Mammogram Women treated with chest radiation for childhood cancer are believed to be at a greater risk for the development of breast cancer at a young age. In spite of their increased risk, most of them don’t undergo the suggested mammogram screening, according to a latest study.

It is estimated that in the U.S., around 20,000 women of varying age are being treated with chest radiation for pediatric malignancy. Women, who have completed eight years following their initial radiation, where they were exposed to mild to heavy chest radiation dosage, are strongly recommended to undergo annual mammograms screenings.

A study was conducted on more than 600 women, aged 25 to 50 years. These women had been treated with chest radiation for pediatric malignancy, and were a part of a North-American long-term survivor group, the Childhood Cancer Survivor Study. The present study authors state that, “The risk of breast cancer begins to increase as early as 8 years after radiation and the median [midpoint] age of breast cancer diagnosis ranges from 32 to 35 years.”

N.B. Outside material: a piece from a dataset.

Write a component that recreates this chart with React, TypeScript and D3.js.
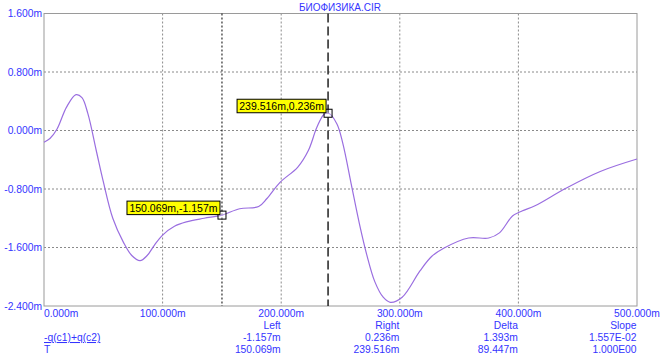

Study author, Kevin C. Oeffinger, M.D., Memorial Sloan-Kettering Cancer Center, New York, and colleagues provided the study participants with a questionnaire. These participants were compared with other same aged pediatric cancer survivors who had not undergone chest radiation; and also with the siblings of the Childhood Cancer Survivor Study group.

It was noticed that in women aged from 40 to 50, who were earlier treated with chest radiation were most likely to go for mammogram screening, as compared to the other younger patients. It is also said that mammogram screenings are highly needed in women aged 25 to 39, whose physician has advised them to undergo a screening.

The study author’s conclude that most of the young women, earlier treated with chest radiation for pediatric malignancy, in spite of being more vulnerable to develop breast cancer were very rarely being screened. The authors recommend clinicians and the cancer survivors themselves, to pay heed and do the needful to combat this criterion.

Their findings are published in Journal of the American Medical Association.